── Given material

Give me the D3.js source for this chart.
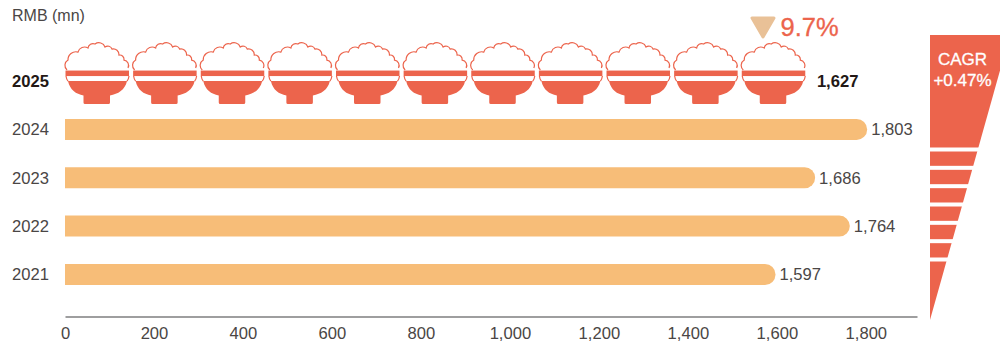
<!DOCTYPE html>
<html>
<head>
<meta charset="utf-8">
<script src="https://cdn.jsdelivr.net/npm/d3@7"></script>
<style>
  html, body { margin: 0; padding: 0; background: #fff; }
  svg { display: block; }
  text { font-family: "Liberation Sans", Arial, sans-serif; }
</style>
</head>
<body>
<svg id="chart" width="1000" height="342"></svg>
<script>
// Annual spend, RMB million
const years = ["2025", "2024", "2023", "2022", "2021"];
const values = [1627, 1803, 1686, 1764, 1597];
const axisTicks = [0, 200, 400, 600, 800, 1000, 1200, 1400, 1600, 1800];
const unitLabel = "RMB (mn)";
const changeLabel = "9.7%";
const cagrLines = ["CAGR", "+0.47%"];
const bowlUnit = 152;          // RMB mn represented by one bowl
const funnelBreaks = [0, 1, 2, 3, 4, 5, 6]; // white rules across the wedge

const RED = "#ec644c", BAR = "#f7bd78", INK = "#4a4645", DARK = "#231815", RULE = "#9e9e9f";

const svg = d3.select("#chart");
const x = d3.scaleLinear().domain([0, 1915]).range([65, 917]);
const y = d3.scaleBand().domain(years).range([57, 298.5]).paddingInner(0.565).paddingOuter(0.28);

// Unit label
svg.append("text").attr("x", 12).attr("y", 21).attr("font-size", 16)
  .attr("fill", INK).text(unitLabel);

// Value axis
const axis = svg.append("g").attr("transform", "translate(0,316.5)")
  .call(d3.axisBottom(x).tickValues(axisTicks).tickSize(0).tickPadding(11).tickFormat(d3.format(",")));
axis.select(".domain").attr("stroke", RULE).attr("stroke-width", 2);
axis.selectAll("text").attr("font-size", 16.6).attr("fill", INK)
  .attr("font-family", '"Liberation Sans", Arial, sans-serif');

// Year labels
svg.append("g").selectAll("text").data(years).join("text")
  .attr("x", 12).attr("y", d => y(d) + y.bandwidth() / 2 + 6)
  .attr("font-size", 16.6).attr("fill", d => d === "2025" ? DARK : INK)
  .attr("font-weight", d => d === "2025" ? 700 : 400)
  .text(d => d);

// History bars: square at the axis, rounded at the value end
const rows = years.map((year, i) => ({ year, value: values[i] }));
const r = y.bandwidth() / 2;
svg.append("g").selectAll("path").data(rows.slice(1)).join("path")
  .attr("fill", BAR)
  .attr("d", d => {
    const x0 = x(0), x1 = x(d.value), t = y(d.year), h = y.bandwidth();
    return `M${x0},${t}H${x1 - r}A${r},${r} 0 0 1 ${x1 - r},${t + h}H${x0}Z`;
  });

// Value labels
svg.append("g").selectAll("text").data(rows).join("text")
  .attr("x", d => d.year === "2025" ? x(bowlUnit * Math.ceil(d.value / bowlUnit)) + 8 : x(d.value) + 4)
  .attr("y", d => y(d.year) + y.bandwidth() / 2 + 6)
  .attr("font-size", 16.6).attr("fill", d => d.year === "2025" ? DARK : INK)
  .attr("font-weight", d => d.year === "2025" ? 700 : 400)
  .text(d => d3.format(",")(d.value));

// Rice bowl pictogram for the current year
const riceEdge = [[2,26],[3,16],[13,8],[23,4],[30,0],[40,3],[47,5],[54,11],[59,16],[63,24]];
const ricePath = riceEdge.reduce((p, c, i) => {
  if (!i) return `M${c}`;
  const prev = riceEdge[i - 1];
  const rad = Math.hypot(c[0] - prev[0], c[1] - prev[1]) * 0.62;
  return `${p}A${rad},${rad} 0 0 1 ${c[0]},${c[1]}`;
}, "");
const bowlBody = "M3,37H62C60,46 53,50 45,51.5V58.5Q45,60 43.5,60H20Q18.5,60 18.5,58.5V51.5C11,50 5,46 3,37Z";

const current = rows[0];
const bowlCount = d3.range(Math.ceil(current.value / bowlUnit));
const bowls = svg.append("g").selectAll("g").data(bowlCount).join("g")
  .attr("transform", d => `translate(${x(d * bowlUnit)},${y(current.year) + y.bandwidth() / 2 - 37})`);
bowls.append("path").attr("d", ricePath).attr("fill", "none").attr("stroke", RED).attr("stroke-width", 1.2);
bowls.append("rect").attr("x", 0.5).attr("y", 26.5).attr("width", 63.5).attr("height", 5.5).attr("fill", RED);
bowls.append("path").attr("d", "M1,32Q1.3,35 3,37M64,32Q63.7,35 62,37").attr("fill", "none")
  .attr("stroke", RED).attr("stroke-width", 1.2);
bowls.append("path").attr("d", bowlBody).attr("fill", RED);

// Year-on-year change marker
svg.append("path").attr("d", "M752,18H774L763,37Z").attr("fill", "#e9c197")
  .attr("stroke", "#e9c197").attr("stroke-width", 3).attr("stroke-linejoin", "round");
svg.append("text").attr("x", 780.5).attr("y", 35.5).attr("font-size", 25.5).attr("fill", RED)
  .attr("stroke", RED).attr("stroke-width", 0.3).text(changeLabel);

// CAGR wedge narrowing to a point at the axis
const wedgeY = d3.scaleLinear().domain([0, 6]).range([149.5, 259.5]);
const wedge = [[930, 35], [1010, 35], [930, 320]];
svg.append("path").attr("d", d3.line()(wedge) + "Z").attr("fill", RED);
svg.append("g").selectAll("rect").data(funnelBreaks).join("rect")
  .attr("x", 930).attr("width", 70).attr("y", d => wedgeY(d) - 2).attr("height", 4).attr("fill", "#fff");
svg.append("g").selectAll("text").data(cagrLines).join("text")
  .attr("x", 962.5).attr("y", (d, i) => 65 + i * 21)
  .attr("text-anchor", "middle").attr("font-size", 17).attr("fill", "#fff")
  .attr("stroke", "#fff").attr("stroke-width", 0.3).text(d => d);
</script>
</body>
</html>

────

- **Challenge**: Reproduce the material word for word. Any pictures should be left out of the copy.

- **Answer to the exercise**:
Give me the D3.js source for this chart.
<!DOCTYPE html>
<html>
<head>
<meta charset="utf-8">
<script src="https://cdn.jsdelivr.net/npm/d3@7"></script>
<style>
  html, body { margin: 0; padding: 0; background: #fff; }
  svg { display: block; }
  text { font-family: "Liberation Sans", Arial, sans-serif; }
</style>
</head>
<body>
<svg id="chart" width="1000" height="342"></svg>
<script>
// Annual spend, RMB million
const years = ["2025", "2024", "2023", "2022", "2021"];
const values = [1627, 1803, 1686, 1764, 1597];
const axisTicks = [0, 200, 400, 600, 800, 1000, 1200, 1400, 1600, 1800];
const unitLabel = "RMB (mn)";
const changeLabel = "9.7%";
const cagrLines = ["CAGR", "+0.47%"];
const bowlUnit = 152;          // RMB mn represented by one bowl
const funnelBreaks = [0, 1, 2, 3, 4, 5, 6]; // white rules across the wedge

const RED = "#ec644c", BAR = "#f7bd78", INK = "#4a4645", DARK = "#231815", RULE = "#9e9e9f";

const svg = d3.select("#chart");
const x = d3.scaleLinear().domain([0, 1915]).range([65, 917]);
const y = d3.scaleBand().domain(years).range([57, 298.5]).paddingInner(0.565).paddingOuter(0.28);

// Unit label
svg.append("text").attr("x", 12).attr("y", 21).attr("font-size", 16)
  .attr("fill", INK).text(unitLabel);

// Value axis
const axis = svg.append("g").attr("transform", "translate(0,316.5)")
  .call(d3.axisBottom(x).tickValues(axisTicks).tickSize(0).tickPadding(11).tickFormat(d3.format(",")));
axis.select(".domain").attr("stroke", RULE).attr("stroke-width", 2);
axis.selectAll("text").attr("font-size", 16.6).attr("fill", INK)
  .attr("font-family", '"Liberation Sans", Arial, sans-serif');

// Year labels
svg.append("g").selectAll("text").data(years).join("text")
  .attr("x", 12).attr("y", d => y(d) + y.bandwidth() / 2 + 6)
  .attr("font-size", 16.6).attr("fill", d => d === "2025" ? DARK : INK)
  .attr("font-weight", d => d === "2025" ? 700 : 400)
  .text(d => d);

// History bars: square at the axis, rounded at the value end
const rows = years.map((year, i) => ({ year, value: values[i] }));
const r = y.bandwidth() / 2;
svg.append("g").selectAll("path").data(rows.slice(1)).join("path")
  .attr("fill", BAR)
  .attr("d", d => {
    const x0 = x(0), x1 = x(d.value), t = y(d.year), h = y.bandwidth();
    return `M${x0},${t}H${x1 - r}A${r},${r} 0 0 1 ${x1 - r},${t + h}H${x0}Z`;
  });

// Value labels
svg.append("g").selectAll("text").data(rows).join("text")
  .attr("x", d => d.year === "2025" ? x(bowlUnit * Math.ceil(d.value / bowlUnit)) + 8 : x(d.value) + 4)
  .attr("y", d => y(d.year) + y.bandwidth() / 2 + 6)
  .attr("font-size", 16.6).attr("fill", d => d.year === "2025" ? DARK : INK)
  .attr("font-weight", d => d.year === "2025" ? 700 : 400)
  .text(d => d3.format(",")(d.value));

// Rice bowl pictogram for the current year
const riceEdge = [[2,26],[3,16],[13,8],[23,4],[30,0],[40,3],[47,5],[54,11],[59,16],[63,24]];
const ricePath = riceEdge.reduce((p, c, i) => {
  if (!i) return `M${c}`;
  const prev = riceEdge[i - 1];
  const rad = Math.hypot(c[0] - prev[0], c[1] - prev[1]) * 0.62;
  return `${p}A${rad},${rad} 0 0 1 ${c[0]},${c[1]}`;
}, "");
const bowlBody = "M3,37H62C60,46 53,50 45,51.5V58.5Q45,60 43.5,60H20Q18.5,60 18.5,58.5V51.5C11,50 5,46 3,37Z";

const current = rows[0];
const bowlCount = d3.range(Math.ceil(current.value / bowlUnit));
const bowls = svg.append("g").selectAll("g").data(bowlCount).join("g")
  .attr("transform", d => `translate(${x(d * bowlUnit)},${y(current.year) + y.bandwidth() / 2 - 37})`);
bowls.append("path").attr("d", ricePath).attr("fill", "none").attr("stroke", RED).attr("stroke-width", 1.2);
bowls.append("rect").attr("x", 0.5).attr("y", 26.5).attr("width", 63.5).attr("height", 5.5).attr("fill", RED);
bowls.append("path").attr("d", "M1,32Q1.3,35 3,37M64,32Q63.7,35 62,37").attr("fill", "none")
  .attr("stroke", RED).attr("stroke-width", 1.2);
bowls.append("path").attr("d", bowlBody).attr("fill", RED);

// Year-on-year change marker
svg.append("path").attr("d", "M752,18H774L763,37Z").attr("fill", "#e9c197")
  .attr("stroke", "#e9c197").attr("stroke-width", 3).attr("stroke-linejoin", "round");
svg.append("text").attr("x", 780.5).attr("y", 35.5).attr("font-size", 25.5).attr("fill", RED)
  .attr("stroke", RED).attr("stroke-width", 0.3).text(changeLabel);

// CAGR wedge narrowing to a point at the axis
const wedgeY = d3.scaleLinear().domain([0, 6]).range([149.5, 259.5]);
const wedge = [[930, 35], [1010, 35], [930, 320]];
svg.append("path").attr("d", d3.line()(wedge) + "Z").attr("fill", RED);
svg.append("g").selectAll("rect").data(funnelBreaks).join("rect")
  .attr("x", 930).attr("width", 70).attr("y", d => wedgeY(d) - 2).attr("height", 4).attr("fill", "#fff");
svg.append("g").selectAll("text").data(cagrLines).join("text")
  .attr("x", 962.5).attr("y", (d, i) => 65 + i * 21)
  .attr("text-anchor", "middle").attr("font-size", 17).attr("fill", "#fff")
  .attr("stroke", "#fff").attr("stroke-width", 0.3).text(d => d);
</script>
</body>
</html>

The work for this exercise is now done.